Which means that there is a high probability that when the sample profiler executes a measurement cycle (every 1-5 ms?) a large number of threads will have very deep call stacks that by and large are of little value in terms of the application performance analysis – non-application code and with no application context.

Obtaining the call stack for a thread is incredibly expensive (we know this from the cost of throwing exceptions) and this is typically performed after all threads have been suspended temporarily by the sampling profiler (more cores, more waste). This expense does not even include the cost in performing a per thread call stack comparison with the previous call stack collected, recording timing and updating statistics – a cost that grows with each thread and each frame.

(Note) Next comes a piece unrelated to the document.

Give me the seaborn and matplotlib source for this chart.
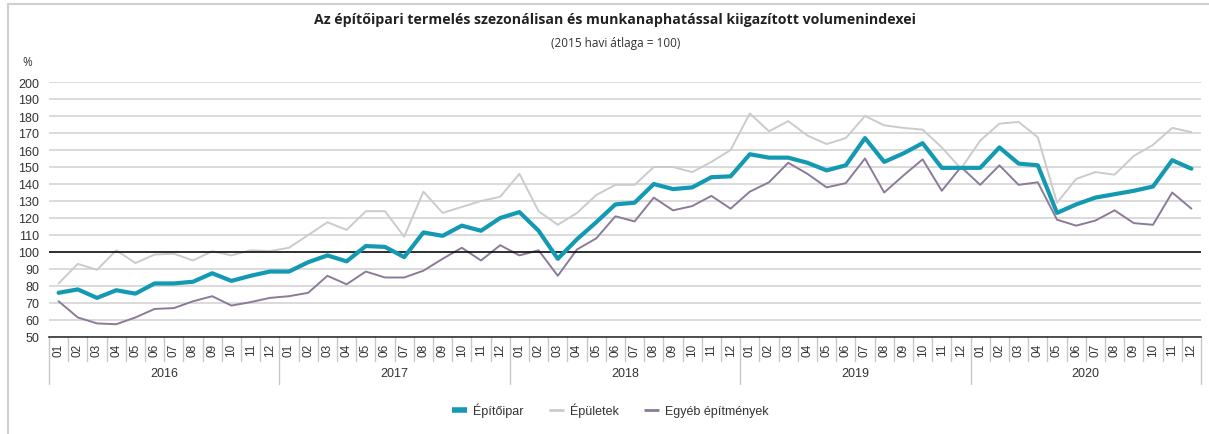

I think the problem here is that the session speaker incorrectly assumes that other tools managing applications in production using some form of execution analysis (1) instrument every single method on the call stack, (2) measure every method invocation occurrence, and (3) have a relatively high overhead in the measuring invocations. This is certainly not the case today

Unless we are talking about a “HelloWorld” application with only one main thread of execution being profiled a dynamic strategy based execution profiling (metering) solution can indeed out-perform simplistic sample based profilers whilst collecting much more relevant data, discarding noise, at a much higher degree of accuracy. This will be demonstrated in part 2.

Aside: One of the reasons that sample based profiling is offered by vendors is that it simplifies the development work for the product team. There is no requirement to deliver technology specific extensions, configuration options or an open API to allow custom extension. There is overhead reduction it is at the vendors development site!!!